Lenguluka foi publicado em Portugal pela Guerra & Paz.
Muito obrigado Cristina. Gostei de ler o seu comentário apesar de a minha história não ser de ficção científica como bem observa. Fico muito feliz por ter chamado a sua atenção.
Obrigada pelo seu comentário.
Retorno com vários pontos 🙂
1. A própria descrição do livro fornecida na contra capa tece semelhanças com Blade Runner – um clássico da ficção científica de Philip K. Dick. Tal referência fornece expectativas diferentes para o público alvo do que encontramos. Ainda que tenha gostado do que encontrei. Não é uma crítica ao seu romance, apenas um detalhe que poderá atrair um público diferente do pretendido.
2. Ainda assim, não tendo vários pontos que seriam de esperar, o enquadramento no género da ficção científica (ou no género, mais alargado de ficção especulativa) vai diferir de acordo com o conceito que adoptarmos. Segundo vários conceitos académicos poderá enquadrar-se, no mínimo, em ficção especulativa, bastando referir-se a um futuro. Se lermos várias histórias da ficção científica ao longo do século XX e estivermos a par com o que é considerado ficção científica no século XXI, Lenguluka pode enquadrar-se bem na ficção científica que decorre num futuro pouco distante, introduzindo algumas variantes (não necessariamente tecnológicas, basta que sejam políticas ou sociais) ao mundo actual.
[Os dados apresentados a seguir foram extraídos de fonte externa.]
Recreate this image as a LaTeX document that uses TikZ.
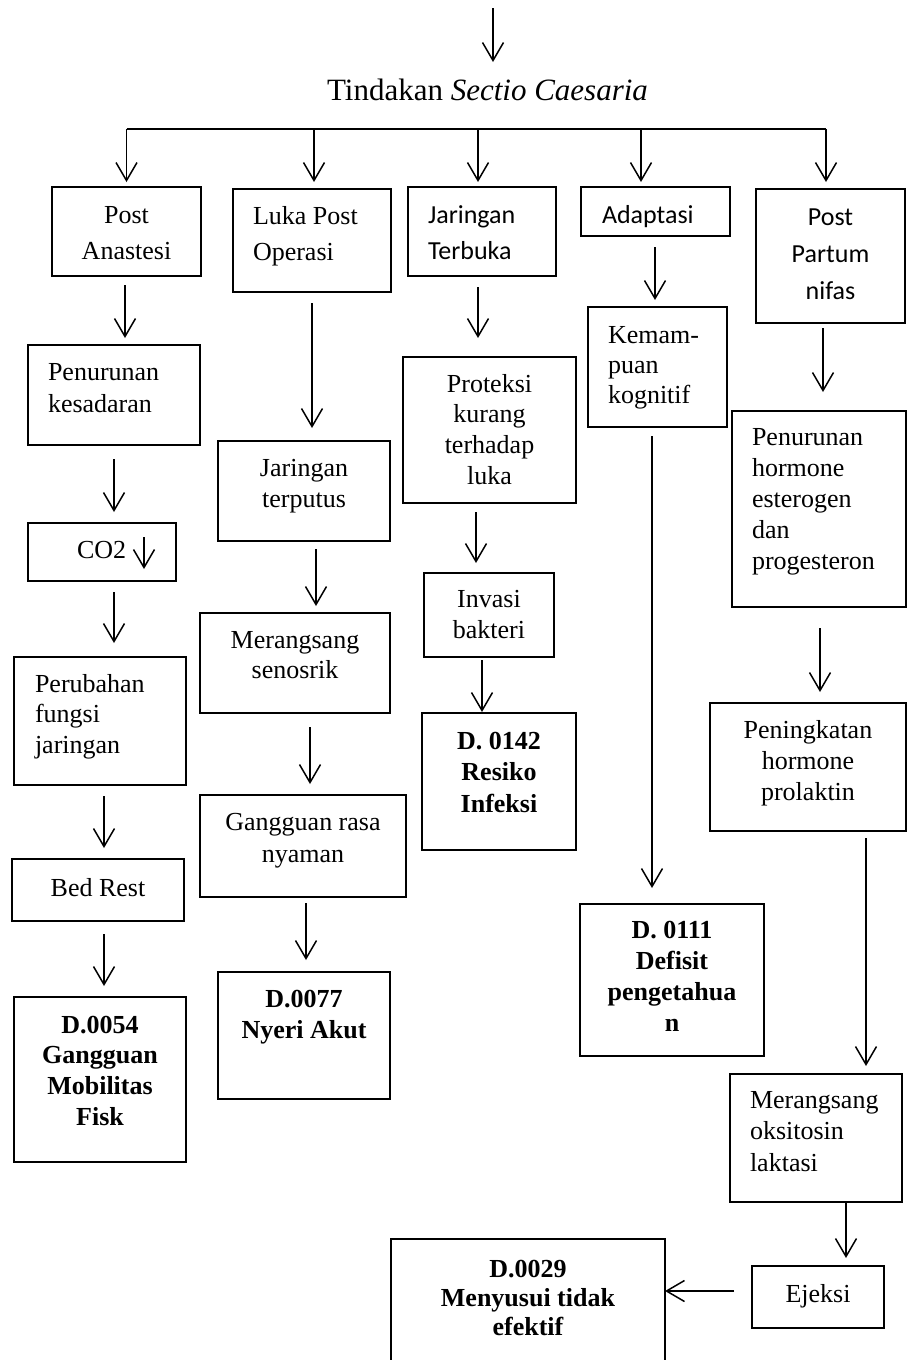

Se, inicialmente, o termo era usado de forma mais restrita para designar ficção que se baseava num avanço tecnológico (fosse genética, física ou virologia) neste momento, o género engloba realidades alternativas, distopias (ou utopias), futuros e muito mais.
3, Infelizmente, na globalidade, a designação de ficção científica é confundida com o sub-género space opera (naves no espaço) . Não digo que seja o seu caso, mas é algo que tenho encontrado por diversas vezes.
Obrigada,
Cumprimentos
P.S. – Peço desculpa pela resposta tardia, mas o meu acesso à net tem sido reduzido.
Muito obrigado mais uma vez pelo seu acrescento crítico. Gostaria de ter o seu endereço pois tenho outro livro editado pela Guerra e Paz (será lançado este mês de Maio) que gostaria de lhe enviar.